I am trying to imagine what a conversation might be like between Claudia Rankine and Marilynne Robinson. Two brilliant women, successful writers, deep thinkers. What would they talk about? I guess I could just go find out. So could you: They will be in conversation at 7:30 p.m. Oct. 19 at the University of Minnesota’s Ted Mann Concert Hall.

Their appearance is part of an impressive lineup of writers coming to the U this fall.

Another impressive lineup will be at Minnesota State University, Mankato, as part of the continuing and successful Good Thunder Reading Series, now in its 35th year.

At the U

The series begins Sept. 28, when Nami Mun will read at 7 p.m. at the Weisman Art Museum. Mun has received a Whiting Award, a Pushcart Prize and the Hopwood Award. Her first novel, “Miles From Nowhere,” is about a Korean immigrant named Joon who becomes homeless in the Bronx.

Next up is Simone Muench at 7 p.m. Oct. 5, also at the Weisman. Muench is a poet, the author of five collections, including “The Air Lost in Breathing,” which won the Marianne Moore Prize for Poetry, and “Lampblack & Ash,” winner of the Kathryn A. Morton Prize for Poetry.

Rankine and Robinson will be in conversation on Oct. 19. Rankine is the author of “Citizen: An American Lyric,” published by Graywolf Press and the first book to be named a National Book Critics Circle Award finalist in two categories (poetry and criticism). (It won in poetry.) Robinson is the author of four novels and has won a Pulitzer Prize, the Orange Prize and two NBCC awards.

The final writer is Mark Slouka, who will read at the Weisman at 7 p.m. on Nov. 9. Slouka writes fiction and nonfiction. His memoir, “Nobody’s Son,” will be published in October; it follows the lives of his parents, who escaped the Nazis and communism in Czechoslovakia.

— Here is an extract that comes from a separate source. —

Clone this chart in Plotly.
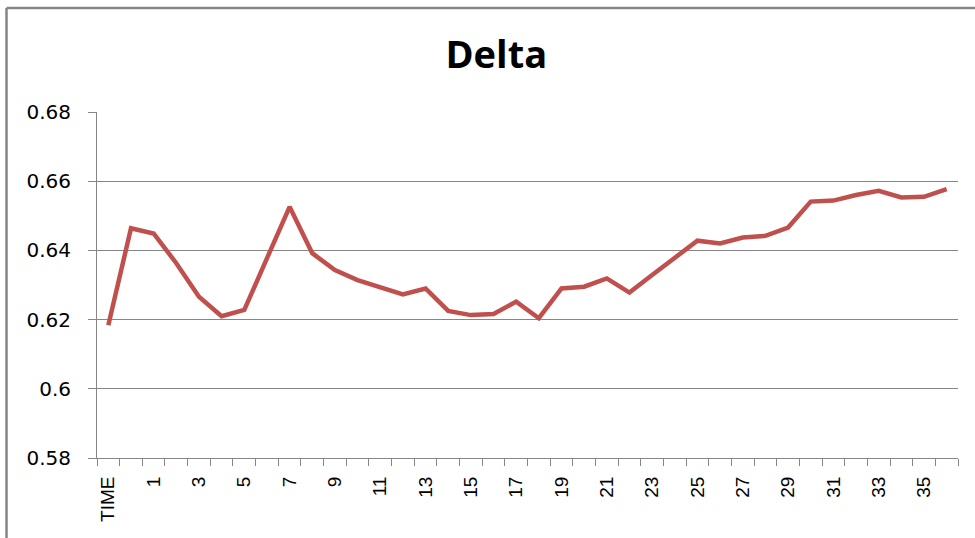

All events are free and open to the public. For more information, follow the U’s English Department at facebook.com/UMNEng.

At Mankato

The Good Thunder Reading Series began last week with novelist Diana Spechler and will continue nearly monthly through April (with a break for deep winter, when hardly anyone wants to go anywhere).

Julie Otsuka, author of “The Buddha in the Attic,” will be on the Mankato campus Oct. 19-20 for the annual Nadine B. Andreas Visiting Writer Residency in partnership with the university’s Common Read Program.

On Nov. 10-11 writers Brian Turner and Dunya Mikhail will be on campus. Turner, a poet and memoirist, won the 2005 Beatrice Hawley Award for “Here, Bullet,” a collection of poems about the Iraq war. He also wrote the memoir “My Life as a Foreign Country.” Poet Mikhail has published collections in English, Italian and Arabic.

They will speak with Dakota writer Gwen Westerman on the topic of “Making Meaning Out of War.”

Korean poet Jennifer Kwon Dobbs (winner of the White Pine Press Poetry Award) will read on Feb. 2.

Chris Bachelder, author of “The Throwback Special,” will be on campus March 14-17 for a visiting residency.

And poet and playwright Nick Flynn will visit April 6-7. Flynn is the author of “Another B------- Night in Suck City,” and three collections of poetry.

All of these events are free and open to the public. What are you waiting for? Mark your calendar. Reserve your Uber. Go bone up on their work at a local bookstore.